Die Forscher teilten die Patienten in fünf HbA1c-Kategorien ein, ein Maß für den durchschnittlichen Blutzucker, das vom niedrigsten bis zum höchsten Wert reicht. Für jede Kategorie wurde die Prävalenz schwerer Hypoglykämien berechnet. Patienten mit den niedrigsten und höchsten HbA1c-Werten hatten tendenziell ein höheres Risiko für Hypoglykämien als Patienten mit HbA1c-Werten im mittleren Bereich. Die Unterschiede waren jedoch gering, und Hypoglykämien traten in allen HbA1c-Kategorien auf.
„Hypoglykämie ist die häufigste akute Komplikation der Diabetestherapie und geht mit einem schlechten Gesundheitszustand einher“, sagte die Hauptautorin Kasia Lipska, MD, MHS, eine Endokrinologin von der Yale University School of Medicine. „In klinischen Studien traten bei Patienten, die intensiv behandelt wurden und eine hervorragende Blutzuckereinstellung anstrebten, viel häufiger Hypoglykämien auf als bei Patienten, die weniger aggressiv behandelt wurden. Aber wir wussten nicht so viel über die Beziehung zwischen Blutzuckerkontrolle und Hypoglykämie in der täglichen klinischen Praxis. Wir wollten verstehen, ob Patienten, die die niedrigsten durchschnittlichen Blutzuckerwerte erreichen, wirklich das größte Risiko für eine Hypoglykämie haben.“
„Es ist wichtig festzustellen, dass nicht der HbA1c-Wert direkt eine Hypoglykämie verursacht, sondern die Therapien, die wir zur Senkung des Wertes anwenden“, so Dr. Lipska. „Künftige Forschungsarbeiten müssen die Patienten mit dem höchsten Hypoglykämierisiko besser identifizieren, damit wir das Risiko verringern können.
Die Forscher schlagen vor, dass bei der Bewertung der Qualität der Diabetesversorgung auch die mit der Behandlung verbundenen unerwünschten Wirkungen, wie Hypoglykämie, berücksichtigt werden sollten. „Während eine aggressive Behandlung des hohen Blutzuckerspiegels früher als Markenzeichen einer besseren Versorgung galt, haben neuere klinische Studien Bedenken hinsichtlich der Risiken einer strengen Kontrolle geweckt, insbesondere bei gebrechlichen und älteren Menschen“, so Karter.

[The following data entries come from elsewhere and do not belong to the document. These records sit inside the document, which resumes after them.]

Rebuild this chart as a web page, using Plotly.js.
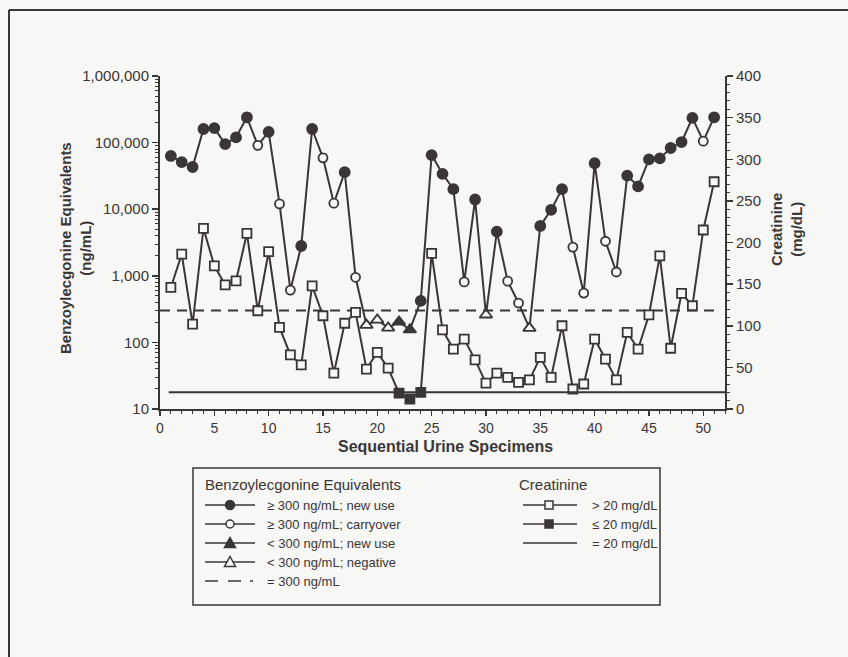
<!DOCTYPE html>
<html>
<head>
<meta charset="utf-8">
<script src="https://cdn.plot.ly/plotly-3.0.1.min.js"></script>
<style>html,body{margin:0;padding:0;background:#f7f7f5;}#chart{width:848px;height:657px;}</style>
</head>
<body>
<div id="chart"></div>
<script>
// ---- data ----
const specimens = [1,2,3,4,5,6,7,8,9,10,11,12,13,14,15,16,17,18,19,20,21,22,23,24,25,26,27,28,29,30,31,32,33,34,35,36,37,38,39,40,41,42,43,44,45,46,47,48,49,50,51];
const beValues = [63000,51000,43000,160000,165000,95000,120000,240000,91000,145000,
  12000,610,2800,160000,59000,12300,36000,950,182,218,
  165,203,155,420,65000,34000,20000,810,14000,260,
  4600,830,390,164,5600,9800,20000,2700,550,49000,
  3300,1140,32000,22000,56000,58000,83000,102000,235000,105000,240000];
// N = >=300 new use, C = >=300 carryover, T = <300 new use, V = <300 negative
const beClass = ["N","N","N","N","N","N","N","N","C","N",
  "C","C","N","N","C","C","N","C","V","V",
  "V","T","T","N","N","N","N","C","N","V",
  "N","C","C","V","N","N","N","C","C","N",
  "C","C","N","N","N","N","N","N","N","C","N"];
const creatinine = [146,186,102,217,172,149,154,211,118,189,
  98,65,53,148,112,43,103,116,48,68,
  49,19,12,20,187,95,72,84,59,31,
  43,38,32,35,62,38,100,24,30,84,
  60,35,92,72,113,184,73,139,124,215,273];
const cutoffBE = 300;      // ng/mL
const cutoffCreat = 20;    // mg/dL
const refLineX = [0, 51];
const creatLineX = [0.8, 52];
const yTickVals = [10, 100, 1000, 10000, 100000, 1000000];
const yTickText = ['10', '100', '1,000', '10,000', '100,000', '1,000,000'];
const beLegendLabels = ['\u2265 300 ng/mL; new use', '\u2265 300 ng/mL; carryover', '< 300 ng/mL; new use', '< 300 ng/mL; negative', '= 300 ng/mL'];
const crLegendLabels = ['> 20 mg/dL', '\u2264 20 mg/dL', '= 20 mg/dL'];

const ink = '#3b3636';
const bg = '#f7f7f5';
const font = 'Liberation Sans, Arial, sans-serif';

// plot area in pixels (for decoration placement only)
const PL = 160, PR = 725, PT = 76, PB = 409;
const px = v => (v - PL) / (PR - PL);
const py = v => (PB - v) / (PB - PT);

function pick(vals, cond) { return vals.map((v, i) => cond(i) ? v : null); }

const traces = [];
traces.push({x: specimens, y: creatinine, yaxis: 'y2', mode: 'lines', line: {color: ink, width: 2}, hoverinfo: 'skip'});
traces.push({x: specimens, y: beValues, mode: 'lines', line: {color: ink, width: 2}, hoverinfo: 'skip'});

const beDefs = [
  {c: 'N', sym: 'circle', fill: ink, size: 10},
  {c: 'C', sym: 'circle', fill: bg, size: 9},
  {c: 'T', sym: 'triangle-up', fill: ink, size: 11},
  {c: 'V', sym: 'triangle-up', fill: bg, size: 11}
];
beDefs.forEach(d => {
  traces.push({
    x: specimens, y: pick(beValues, i => beClass[i] === d.c), mode: 'markers',
    marker: {symbol: d.sym, size: d.size, color: d.fill, line: {color: ink, width: 1.8}}
  });
});
traces.push({x: refLineX, y: [cutoffBE, cutoffBE], mode: 'lines', line: {color: ink, width: 2, dash: '10px,7px'}});
traces.push({x: specimens, y: pick(creatinine, i => creatinine[i] > cutoffCreat), yaxis: 'y2', mode: 'markers',
  marker: {symbol: 'square', size: 9, color: bg, line: {color: ink, width: 1.8}}});
traces.push({x: specimens, y: pick(creatinine, i => creatinine[i] <= cutoffCreat), yaxis: 'y2', mode: 'markers',
  marker: {symbol: 'square', size: 9, color: ink, line: {color: ink, width: 1.8}}});
traces.push({x: creatLineX, y: [cutoffCreat, cutoffCreat], yaxis: 'y2', mode: 'lines', line: {color: ink, width: 2}});

// ---- hand-drawn legend (decoration) ----
const shapes = [];
const annotations = [];
function pline(x0, x1, y, w) {
  shapes.push({type: 'line', xref: 'paper', yref: 'paper', x0: px(x0), x1: px(x1), y0: py(y), y1: py(y), line: {color: ink, width: w || 1.5}});
}
function pcircle(cx, cy, r, fill) {
  shapes.push({type: 'circle', xref: 'paper', yref: 'paper', x0: px(cx - r), x1: px(cx + r), y0: py(cy + r), y1: py(cy - r),
    fillcolor: fill, line: {color: ink, width: 1.5}});
}
function prect(cx, cy, r, fill) {
  shapes.push({type: 'rect', xref: 'paper', yref: 'paper', x0: px(cx - r), x1: px(cx + r), y0: py(cy + r), y1: py(cy - r),
    fillcolor: fill, line: {color: ink, width: 1.5}});
}
function ptri(cx, cy, r, fill) {
  const p = `M ${px(cx - r)} ${py(cy + r * 0.8)} L ${px(cx + r)} ${py(cy + r * 0.8)} L ${px(cx)} ${py(cy - r)} Z`;
  shapes.push({type: 'path', xref: 'paper', yref: 'paper', path: p, fillcolor: fill, line: {color: ink, width: 1.5}});
}
function ptext(x, y, t, size, anchor) {
  annotations.push({xref: 'paper', yref: 'paper', x: px(x), y: py(y), xanchor: anchor || 'left', yanchor: 'middle',
    showarrow: false, text: t, font: {size: size}});
}
// box
shapes.push({type: 'rect', xref: 'paper', yref: 'paper', x0: px(193), x1: px(660), y0: py(605), y1: py(468),
  line: {color: ink, width: 1.5}, fillcolor: 'rgba(0,0,0,0)'});
ptext(203, 484, 'Benzoylecgonine Equivalents', 15);
ptext(553, 484, 'Creatinine', 15, 'center');
const beRows = [505, 524, 543, 562, 581];
const beMarkers = [
  () => pcircle(230, beRows[0], 4.5, ink),
  () => pcircle(230, beRows[1], 4, bg),
  () => ptri(230, beRows[2], 5.5, ink),
  () => ptri(230, beRows[3], 5.5, bg)
];
for (let k = 0; k < 4; k++) { pline(205, 255, beRows[k]); beMarkers[k](); }
pline(205, 218, beRows[4]); pline(228, 241, beRows[4]); pline(250, 253, beRows[4]);
beLegendLabels.forEach((t, k) => ptext(265, beRows[k], t, 13));
const crRows = [505, 524, 543];
pline(523, 577, crRows[0]); prect(549, crRows[0], 4, bg);
pline(523, 577, crRows[1]); prect(549, crRows[1], 4, ink);
pline(523, 577, crRows[2]);
crLegendLabels.forEach((t, k) => ptext(590, crRows[k], t, 13));

// axis titles
annotations.push({xref: 'paper', yref: 'paper', x: px(75), y: py(248), xanchor: 'center', yanchor: 'middle', textangle: -90, showarrow: false,
  text: '<b>Benzoylecgonine Equivalents</b><br><b>(ng/mL)</b>', font: {size: 15}});
annotations.push({xref: 'paper', yref: 'paper', x: px(786), y: py(230), xanchor: 'center', yanchor: 'middle', textangle: -90, showarrow: false,
  text: '<b>Creatinine</b><br><b>(mg/dL)</b>', font: {size: 15}});
annotations.push({xref: 'paper', yref: 'paper', x: px(445), y: py(446), xanchor: 'center', yanchor: 'middle', showarrow: false,
  text: '<b>Sequential Urine Specimens</b>', font: {size: 16}});

// page frame (top and left edges)
shapes.push({type: 'line', xref: 'paper', yref: 'paper', x0: px(9), x1: px(860), y0: py(10), y1: py(10), line: {color: ink, width: 2}});
shapes.push({type: 'line', xref: 'paper', yref: 'paper', x0: px(9), x1: px(9), y0: py(10), y1: py(670), line: {color: ink, width: 2}});

const layout = {
  width: 848, height: 657,
  paper_bgcolor: bg, plot_bgcolor: bg,
  margin: {l: 160, r: 123, t: 76, b: 248},
  font: {family: font, color: ink, size: 13},
  showlegend: false,
  xaxis: {
    range: [0, 52], dtick: 5, tick0: 0, ticks: 'outside', ticklen: 5, tickwidth: 1.5, tickcolor: ink,
    showline: true, linecolor: ink, linewidth: 2, showgrid: false, zeroline: false,
    minor: {dtick: 1, ticks: 'outside', ticklen: 3, tickcolor: ink, tickwidth: 1},
    tickfont: {size: 14}
  },
  yaxis: {
    type: 'log', range: [1, 6], tickvals: yTickVals, ticktext: yTickText,
    ticks: 'outside', ticklen: 6, tickwidth: 1.5, tickcolor: ink,
    minor: {dtick: 'D1', ticks: 'outside', ticklen: 3, tickcolor: ink, tickwidth: 1},
    showline: true, linecolor: ink, linewidth: 2, showgrid: false, zeroline: false,
    tickfont: {size: 15}
  },
  yaxis2: {
    overlaying: 'y', side: 'right', range: [0, 400], dtick: 50,
    ticks: 'outside', ticklen: 6, tickwidth: 1.5, tickcolor: ink,
    minor: {dtick: 10, ticks: 'outside', ticklen: 3, tickcolor: ink, tickwidth: 1},
    showline: true, linecolor: ink, linewidth: 2, showgrid: false, zeroline: false,
    tickfont: {size: 15}
  },
  annotations: annotations,
  shapes: shapes
};

Plotly.newPlot('chart', traces, layout, {displayModeBar: false, staticPlot: true});
</script>
</body>
</html>
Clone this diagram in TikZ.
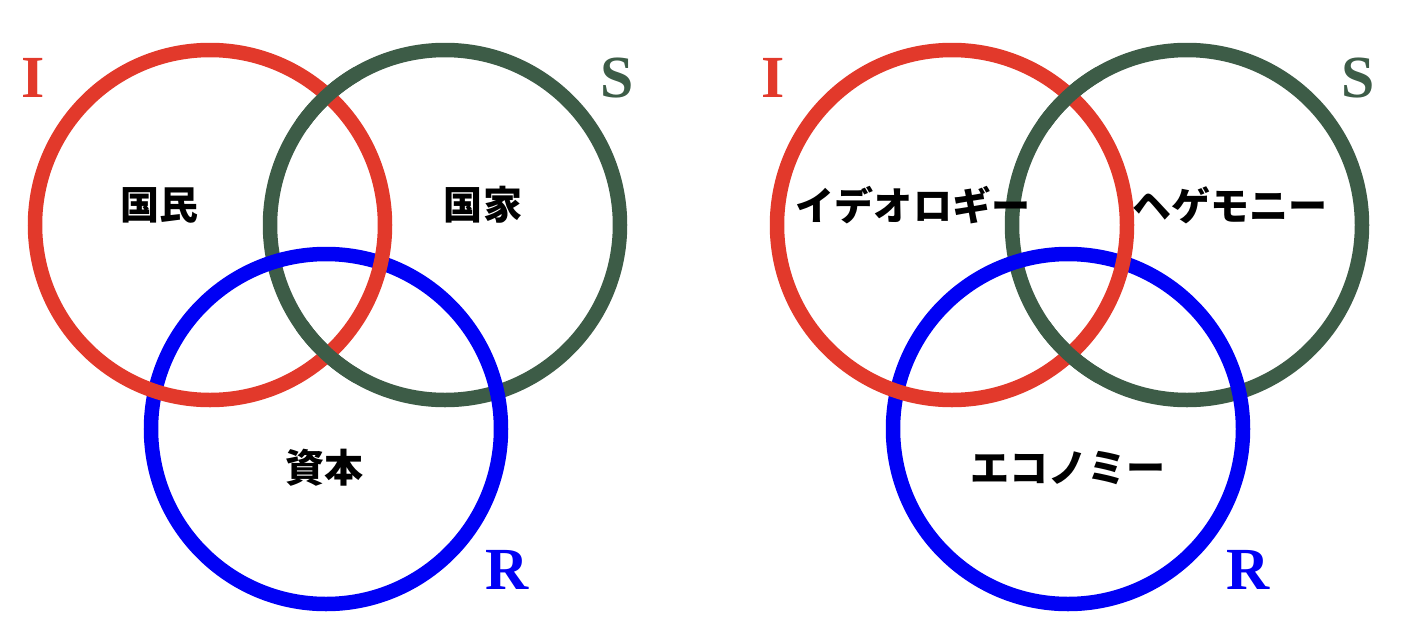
\documentclass[tikz,border=0pt]{standalone}
\usepackage{fontspec}
\usepackage{tikz}
\setmainfont{Liberation Serif}
\newfontfamily\jpfont{Noto Sans CJK JP}
\definecolor{ringred}{HTML}{E2392B}
\definecolor{ringgreen}{HTML}{3D5C47}
\definecolor{ringblue}{HTML}{0000F5}

\begin{document}
\begin{tikzpicture}[
    ring/.style={line width=0.145cm},
    ringI/.style={ring, draw=ringred},
    ringS/.style={ring, draw=ringgreen},
    ringR/.style={ring, draw=ringblue},
    letter/.style={font=\fontsize{17}{17}\selectfont\bfseries},
    word/.style={font=\jpfont\fontsize{11.1}{12}\selectfont\bfseries},
]
    \useasboundingbox (0,0) rectangle (14.05,6.34);

    % Left panel centres
    \coordinate (natI) at (2.10,4.09);
    \coordinate (natS) at (4.45,4.09);
    \coordinate (natR) at (3.26,2.05);

    % Right panel centres
    \coordinate (ideoI) at (9.52,4.09);
    \coordinate (ideoS) at (11.87,4.09);
    \coordinate (ideoR) at (10.68,2.05);

    % Rings (green, blue, red), then green again where it lies over red
    \draw[ringS] (natS) circle (1.75);
    \draw[ringR] (natR) circle (1.75);
    \draw[ringI] (natI) circle (1.75);
    \draw[ringS] (natS) ++(120:1.75) arc (120:145:1.75);
    \draw[ringS] (natS) ++(215:1.75) arc (215:240:1.75);

    \draw[ringS] (ideoS) circle (1.75);
    \draw[ringR] (ideoR) circle (1.75);
    \draw[ringI] (ideoI) circle (1.75);
    \draw[ringS] (ideoS) ++(120:1.75) arc (120:145:1.75);
    \draw[ringS] (ideoS) ++(215:1.75) arc (215:240:1.75);

    % Letters
    \node[letter, text=ringred] (natIl) at (0.33,5.56) {I};
    \node[letter, text=ringgreen] (natSl) at (6.17,5.56) {S};
    \node[letter, text=ringblue] (natRl) at (5.07,0.64) {R};
    \node[letter, text=ringred] (ideoIl) at (7.73,5.56) {I};
    \node[letter, text=ringgreen] (ideoSl) at (13.58,5.56) {S};
    \node[letter, text=ringblue] (ideoRl) at (12.48,0.64) {R};

    % Words
    \node[word] (nation) at (1.60,4.29) {国民};
    \node[word] (state) at (4.83,4.29) {国家};
    \node[word] (capital) at (3.25,1.66) {資本};
    \node[word] (ideology) at (9.13,4.29) {イデオロギー};
    \node[word] (hegemony) at (12.30,4.29) {ヘゲモニー};
    \node[word] (economy) at (10.68,1.66) {エコノミー};
\end{tikzpicture}
\end{document}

Zusätzliche Autoren der Studie sind Margaret Warton, MPH, und Howard H. Moffet, MPH, von der Kaiser Permanente Division of Research; Elbert S. Huang, MD, MPH, von der University of Chicago School of Medicine; und Silvio E. Inzucchi, MD, und Harlan M. Krumholz, MD, SM, von der Yale University School of Medicine.